The US Securities and Exchange Commission (SEC) has once again delayed its final ruling on its proposed climate change disclosure rules, even as other government agencies are taking steps to analyse and mitigate climate risk.
The long-awaited rule has been pushed back to April 2024, although the decision could come before or be pushed back again. At this point, it’s anyone’s guess when the ruling will come out, said Clara Vondrich, senior policy counsel at Public Citizen.
“I don’t think anybody but the commissioners know the timing,” she said.
One of the main sticking points with the proposed rules seems to be whether to include scope 3 emissions, Vondrich said. Scope 3 covers emissions within company value chains which they do not directly control, such as emissions generated by car usage. While some industry groups strongly oppose including scope 3, an analysis of the 16,000 comments the SEC received found that over 95% of commenters support the inclusion of scope 1, 2, and 3 emissions.
Steven Rothstein, managing director at climate nonprofit Ceres which conducted the analysis, said investors are supportive of the rules because it gives them vital information about risks and opportunities that could arise from climate change.
While the SEC is not a climate agency, “their job is to provide a platform so that the market can get good information, and then the market can make decisions. We think this rule does that,” he said.
Gary Gensler, chair of the SEC, has defended the proposed climate rules as a benefit to capital markets and wants to make sure the rulings would hold up in court. Many Republicans and industry groups opposed to the rules have said they will file suits against the regulator as soon as the ruling is released. But that is not a good reason to leave climate risk disclosures out of the ruling, said Vondrich.
“It’s almost certain that the SEC will be sued, irrespective of what the final rule contours are. So to give up one of the most important parts of the rule that protects investors because of a fear of litigation is cowardly and, I think, an unstrategic approach,” she said.
Since the SEC first published its proposed disclosure rules in March 2022, many other agencies and countries have implemented similar climate disclosure rules. California recently passed a law that requires companies to disclose all three emissions, while the EU’s corporate sustainability reporting directive could require disclosures from thousands of US firms operating in Europe.

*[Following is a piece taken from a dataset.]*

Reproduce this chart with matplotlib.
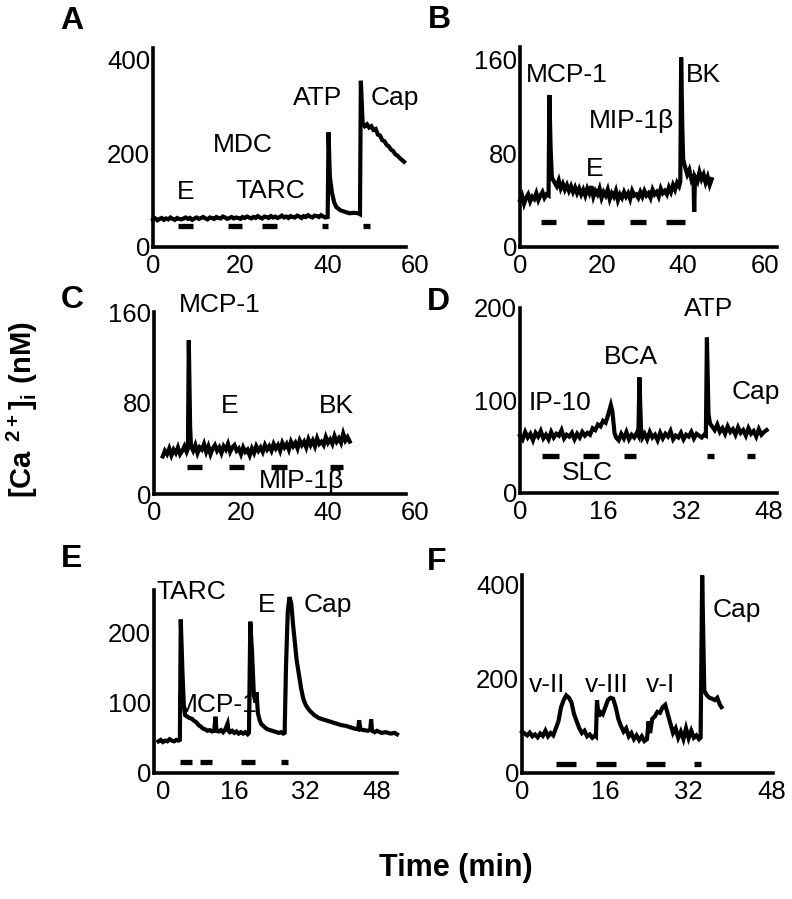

An analysis by Public Citizen found that California’s disclosure laws cover nearly 75% of Fortune 1000 companies. In other words, most major US companies will need to report scope 3 emissions regardless of whether it features in the final SEC ruling or not.
“It’s not about following the lead of Europe or anybody else. It’s about keeping pace with economic realities, economic and physical climate realities that threaten investors today,” said Vondrich.
Meanwhile, the US Treasury’s Office of Comptroller of the Currency (OCC) has carried out its first climate risk assessment of banks, looking at how banks account for climate change on their loan books and business, Reuters reported. The agency appointed its first chief climate risk officer in July 2021, while acting OCC comptroller Michael Hsu was among the first regulators to push for banks to assess and manage climate risks.
“The arc of history is moving to more climate disclosure, more information,” said Rothstein.